Drink-Driving in Poland


From 2010 to 2018, alcohol-related road deaths in Poland decreased by 6% on average annually, moving from 455 in 2010 to 370 in 2018.

Figures from 2019 registered 326 alcohol-related deaths

National policies

A National Programme for Prevention and Solving of Alcohol-Related Problems for the years 2011–2015 was included in the Polish National Road Safety Programme with specific objectives to address the drink driving problem:

■ increase the number of sobriety tests carried out during standard road checks,
■ development of a strategy concerning the problem of drink driving, development and implementation of a unified programme for drivers convicted for driving under the influence of alcohol,
■ public education actions concerning the influence of alcohol on human body and the risk of damages arising as a result of driving under the influence of alcohol.

As from 2015, the Polish government also adopted stricter sanctions for drink driving; compulsory rehabilitation courses for all drink driving offenders and an Alcohol Interlock programme for all drink driving offenders.

BAC limits and sanctions

The BAC limit in Poland is 0.2 g/l for all road users.

No further lower alcohol limit has been specified for any specific driver group.

In 2015, Poland toughened its penalties for driving under the influence of alcohol (BAC above 0.5 g/l). Offenders now face a driving ban (for all types of vehicles) from 3 to 15 years (previously from 1 year to 10 years), with re-offenders facing a lifetime driving ban.

In addition, under the new regulations, rehabilitation courses tackling alcohol and drugs are now compulsory. The new law also allows the installation of alcohol interlocks in vehicles for all drink driving offenders.


Poland is one of the EU countries with the highest number of police checks for drink driving. Police forces in Poland are allowed to conduct random targeted roadside alcohol breath testing.

The police performed almost 18 million drink-driving checks in 2018, i.e. 468 checks per 1,000 inhabitants which is the second highest drink-driving enforcement rate in the EU. The latest figures from 2019 registered almost 17 million of alcohol tests performed by the Police, with a very low proportion of drivers tested who were found to be above the legal drink driving limit (0.7%).

Rehabilitation and Alcohol Interlock programmes

Since January 2015, all DUI drivers will have to take a rehabilitation course on alcohol problems in order to claim their driving licence back.

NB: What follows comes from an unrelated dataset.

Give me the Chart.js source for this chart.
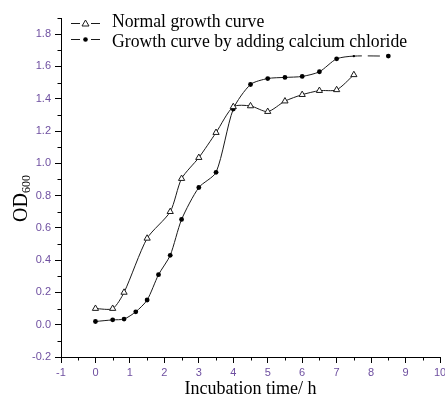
<!DOCTYPE html>
<html lang="en">
<head>
<meta charset="UTF-8">
<title>Growth curve</title>
<script src="https://cdn.jsdelivr.net/npm/chart.js"></script>
<style>
  body { margin: 0; background: #fff; overflow: hidden; }
  .chart-box { width: 445px; height: 403px; position: relative; }
</style>
</head>
<body>
<div class="chart-box"><canvas id="growthChart"></canvas></div>
<script>
  // incubation time (h) and OD600 readings
  const seriesLabels = ['Normal growth curve', 'Growth curve by adding calcium chloride'];
  const normalHours = [0, 0.5, 0.83, 1.5, 2.17, 2.5, 3, 3.5, 4, 4.5, 5, 5.5, 6, 6.5, 7, 7.5];
  const normalOD = [0.10, 0.10, 0.20, 0.535, 0.70, 0.905, 1.035, 1.19, 1.35, 1.355, 1.32, 1.385, 1.425, 1.45, 1.455, 1.548];
  const calciumHours = [0, 0.5, 0.83, 1.17, 1.5, 1.83, 2.17, 2.5, 3, 3.5, 4, 4.5, 5, 5.5, 6, 6.5, 7, 7.5, 8.5];
  const calciumOD = [0.02, 0.03, 0.035, 0.08, 0.153, 0.31, 0.43, 0.652, 0.85, 0.944, 1.336, 1.488, 1.525, 1.532, 1.538, 1.567, 1.647, 1.664, 1.664];
  const xRange = [-1, 10];
  const yRange = [-0.2, 1.9];

  const ink = '#1a1a1a';
  const tickColor = '#6e4fa0';

  const isMajorX = v => Math.abs(v - Math.round(v)) < 1e-6;
  const isMajorY = v => Math.abs(Math.round(v * 10)) % 2 === 0;

  // short minor ticks (the library draws only one tick length)
  const minorTicks = {
    id: 'minorTicks',
    afterDraw(chart) {
      const c = chart.ctx, a = chart.chartArea;
      const xs = chart.scales.x, ys = chart.scales.y;
      c.save();
      c.strokeStyle = '#000';
      c.lineWidth = 1;
      c.beginPath();
      xs.ticks.forEach(t => {
        if (isMajorX(t.value)) return;
        const px = Math.round(xs.getPixelForValue(t.value)) + 0.5;
        c.moveTo(px, a.bottom);
        c.lineTo(px, a.bottom + 3.5);
      });
      ys.ticks.forEach(t => {
        if (isMajorY(t.value)) return;
        const py = Math.round(ys.getPixelForValue(t.value)) + 0.5;
        c.moveTo(a.left - 3.5, py);
        c.lineTo(a.left, py);
      });
      c.stroke();
      c.restore();
    }
  };

  // y title with subscript, and the "—△—" style legend
  const extras = {
    id: 'extras',
    afterDraw(chart) {
      const c = chart.ctx;
      c.save();
      c.fillStyle = '#000';
      c.textBaseline = 'alphabetic';
      c.textAlign = 'left';

      c.save();
      c.translate(27, 222);
      c.rotate(-Math.PI / 2);
      c.font = '20px "Liberation Serif"';
      c.fillText('OD', 0, 0);
      const w = c.measureText('OD').width;
      c.font = '12px "Liberation Serif"';
      c.fillText('600', w, 2.5);
      c.restore();

      const rows = [
        { lineY: 23.5, base: 27, ds: chart.data.datasets[0] },
        { lineY: 39.5, base: 46.5, ds: chart.data.datasets[1] }
      ];
      rows.forEach(r => {
        c.strokeStyle = ink;
        c.lineWidth = 1;
        c.beginPath();
        c.moveTo(71, r.lineY); c.lineTo(80, r.lineY);
        c.moveTo(91, r.lineY); c.lineTo(100, r.lineY);
        c.stroke();
        c.beginPath();
        if (r.ds.pointStyle === 'triangle') {
          c.moveTo(85.5, r.lineY - 3.5);
          c.lineTo(89, r.lineY + 2.5);
          c.lineTo(82, r.lineY + 2.5);
          c.closePath();
          c.fillStyle = '#fff';
          c.fill();
          c.stroke();
        } else {
          c.arc(85.5, r.lineY, 2.3, 0, Math.PI * 2);
          c.fillStyle = '#000';
          c.fill();
        }
        c.fillStyle = '#000';
        c.save();
        c.translate(112, r.base);
        c.scale(1, 1.08);
        c.font = '17.7px "Liberation Serif"';
        c.fillText(r.ds.label, 0, 0);
        c.restore();
      });
      c.restore();
    }
  };

  const lastCa = calciumOD.length - 1;

  new Chart(document.getElementById('growthChart'), {
    type: 'line',
    data: {
      datasets: [
        {
          label: seriesLabels[0],
          data: normalHours.map((h, i) => ({ x: h, y: normalOD[i] })),
          borderColor: ink,
          borderWidth: 1,
          tension: 0.25,
          pointStyle: 'triangle',
          pointRadius: 3.6,
          pointBackgroundColor: '#fff',
          pointBorderColor: ink,
          pointBorderWidth: 1
        },
        {
          label: seriesLabels[1],
          data: calciumHours.map((h, i) => ({ x: h, y: calciumOD[i] })),
          borderColor: ink,
          borderWidth: 1,
          tension: 0.25,
          pointStyle: 'circle',
          pointRadius: calciumHours.map((h, i) => i === lastCa - 1 ? 1.2 : 2.4),
          pointBackgroundColor: '#000',
          pointBorderColor: '#000',
          pointBorderWidth: 0,
          segment: {
            borderDash: ctx => ctx.p1DataIndex === lastCa ? [8, 6, 12, 8] : undefined
          }
        }
      ]
    },
    options: {
      responsive: true,
      maintainAspectRatio: false,
      animation: false,
      layout: { padding: { top: 18, right: 2, left: 0, bottom: 0 } },
      plugins: { legend: { display: false }, tooltip: { enabled: false } },
      scales: {
        x: {
          type: 'linear',
          min: xRange[0],
          max: xRange[1],
          afterFit(scale) {
            scale.paddingRight = 0;
            scale.paddingLeft = 0;
            scale.height = 46;
          },
          ticks: {
            stepSize: 0.5,
            autoSkip: false,
            maxRotation: 0,
            padding: 3,
            color: tickColor,
            font: { family: '"Liberation Sans"', size: 11 },
            callback: v => isMajorX(v) ? String(Math.round(v)) : ''
          },
          grid: {
            drawOnChartArea: false,
            tickLength: 6,
            tickColor: ctx => isMajorX(ctx.tick.value) ? '#000' : 'rgba(0,0,0,0)'
          },
          border: { display: true, color: '#000', width: 1 },
          title: {
            display: true,
            text: 'Incubation time/ h',
            color: '#000',
            font: { family: '"Liberation Serif"', size: 18 },
            padding: { top: 0, bottom: 3 }
          }
        },
        y: {
          type: 'linear',
          min: yRange[0],
          max: yRange[1],
          afterFit(scale) {
            scale.width = 61;
          },
          ticks: {
            stepSize: 0.1,
            autoSkip: false,
            padding: 4,
            color: tickColor,
            font: { family: '"Liberation Sans"', size: 11 },
            callback: v => isMajorY(v) ? (Math.round(v * 10) / 10).toFixed(1) : ''
          },
          grid: {
            drawOnChartArea: false,
            tickLength: 6,
            tickColor: ctx => isMajorY(ctx.tick.value) ? '#000' : 'rgba(0,0,0,0)'
          },
          border: { display: true, color: '#000', width: 1 }
        }
      }
    },
    plugins: [minorTicks, extras]
  });
</script>
</body>
</html>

The Alcohol Interlock programme was introduced in May 2015 to all drink driving offenders and is a voluntary solution to reduce the length of their driving ban. The duration of the required alcohol interlock installation period depends on the driving ban a person was given: someone with a three year driving ban may apply to the court after a year and a half for an alcohol interlock for the remaining of the sanction period. The Polish alcohol interlock programme is placed under criminal law.

Each alcohol interlock installed in a vehicle is calibrated once a year by the competent authorities. Polish regulations do not cover alcohol interlock data collection and protection therefore no monitoring of drivers is included in the programme.


Drink driving is one of the main topics in road safety campaigning in Poland. Campaigns are carried out by government agencies, local authorities and NGOs with lot of coverage in the press, television and radio.

One of the latest campaigns was carried out in 2015 by the National Road Safety Council, following the change in sanctions and the introduction of the Alcohol Interlock programme. The title was “Alcohol and car keys? Out of question!” and was addressed to people who could stop drivers from driving after consuming alcohol.

Since 2014, Polish Breweries have been carrying out a campaign called “I never drink and drive“, in partnership with National Police, Parliamentary Group for Road Safety, Partnership for Road Safety, other state and private institutions. Over 3 million stickers with the campaign slogan were distributed to encourage drivers to place them on their cars as a way to show their social criticism towards drinking and driving.

Another campaign “I’m driving. I am sober” is being carried out in various cities across Poland and is organized by the Foundation Trzeźwość (Sobriety Foundation) which since 2001 has been organizing campaigns related to alcohol in traffic.